My reasons are based not on specific confessions and practices, but on the entire reasoning behind having confessions.

Regarding exactly what the confession states, it should be strictly held as being exactly what is believed. If the confession is accurate, then it rightly states what Holy Scripture proclaims. So then ask yourself, do you or do you not agree with the confession? We all have a confession of faith within our minds that we strictly hold to until shown we are in error.

To allow latitude to the confession means to allow latitude to scripture - THAT IS IF the confession is agreed to as being a summary of the truths of Scripture. If the confession is not agreed to be the summary of the truths of scripture then why is it in the confession?

If the confession is wrong, then change it, but scripture is never wrong. 

Latitude is given with the faith of those who are within the confessional church. Not all are going to understand all of scripture and the confession as soon as they become Christians, but the church teachers and rulers who are mature should hold fast to their confession and teach it with great conviction of its orthodoxy.

I don't agree that the confessions are infallible or inerrant. I believe they are treated that way even though such is denied. The fact that the 1646 WCF is still held by many, says to me that they think that it is entirely correct in it's summary of scriptural truths. That being said why allow latitude on what scripture says unless there is a feeling that the confession may be wrong? Why are we so careful not to amend or change the WCF? Does it need more clarity?

As a whole, the latitude is for the areas that is not explicitly set forth in scripture and thus not explicitly expressed in the confession. We allow latitude for headcoverings, birth control, qualifications for ushers, types of furniture in the church, etc, etc. But if the confession is right in stating what the Bible as a whole says about Justification, God's Eternal Decrees, the sacraments, Providence, the Covenant of Works, etc, then hold to those orthodox beliefs with a firm grip for that is exactly what scripture proclaims, is it not?

Peter gave a confession to the question of who Jesus is. He did not quote scripture, but gave a summary in his own words.
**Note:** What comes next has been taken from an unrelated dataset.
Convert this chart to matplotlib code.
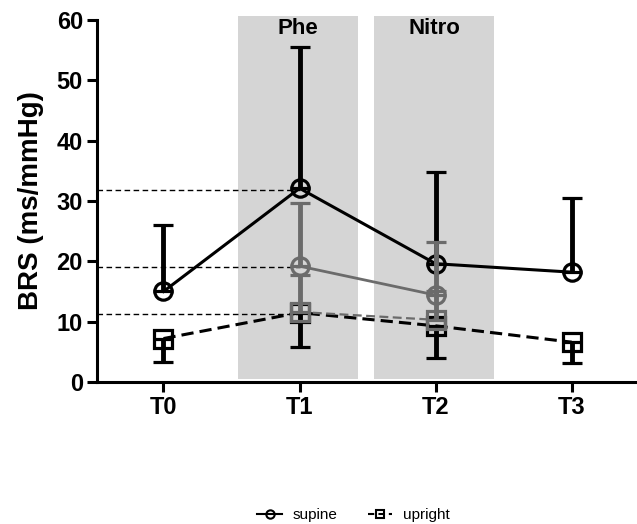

If he truly believed that his summary correctly explained scripture, should he hold to that confession tightly or with latitude?

Maybe I am describing a utopian concept over a practical church document. 

[Edited on 2-6-2006 by ChristopherPaul]


----------



## Casey (Feb 6, 2006)

> * The confessions are tightrope, one slip of the foot and you're a goner.
> * The confessions are a perimeter, there's latitude within the frame.


I'm not entirely happy with these two ideas set in opposition to one another. The "tightrope" selection seems to suggest strict subscription, and "perimeter" loose subscription. But, is that what you mean to communicate in your options?

If one "slips" on points of the Confession, it does not necessarily mean they've "slipped" into Hell. It means they are denied ecclesiastical fellowship. But the "perimeter" idea seems to suggest that contained in the Confession is someone of a "system" that can be pulled out of it and agreed to, without agreeing to particulars. If that's what you mean, I think that's wrong--in actuallity, Scripture contains a "system" (so to say) and we have summarized that system in the Confession. In other words, there is no system _in_ the Confession to be taken out and agreed with, but in fact, the Confession _is_ the system.

To take a scruple with exclusive psalmnody (if you think the Confession requires that) is a small thing . . . you can't just go and scruple anything in the Confession! For this reason, I agree with the previous poster. 

So, if you mean by the "tightrope" option a strict subscription and the Confession setting the bounds for ecclesiastical fellowship, then I'll vote "tightrope."  Honestly, I think a "line in the sand" option would be a better way to describe strict subscription instead of "tightrope."


----------



## JohnV (Feb 6, 2006)

I would agree with Chris Coldwell's first post


> Confessions of faith are an elaboration and public confession of what a church believes the Scriptures teach. If a church doesn't believe something they should not have it in their confession.


but go on to add a thing or two. Yes, it is true that the Confessions are not exhaustive, in the context of containing all doctrine possible. But it is exhaustive concerning all that the Church has approved for teaching as having full Biblical authority. That does not mean that everything has been revealed to us yet. History will show whether the Church is granted the guidance of the Holy Spirit against errors dominating Christ's church. 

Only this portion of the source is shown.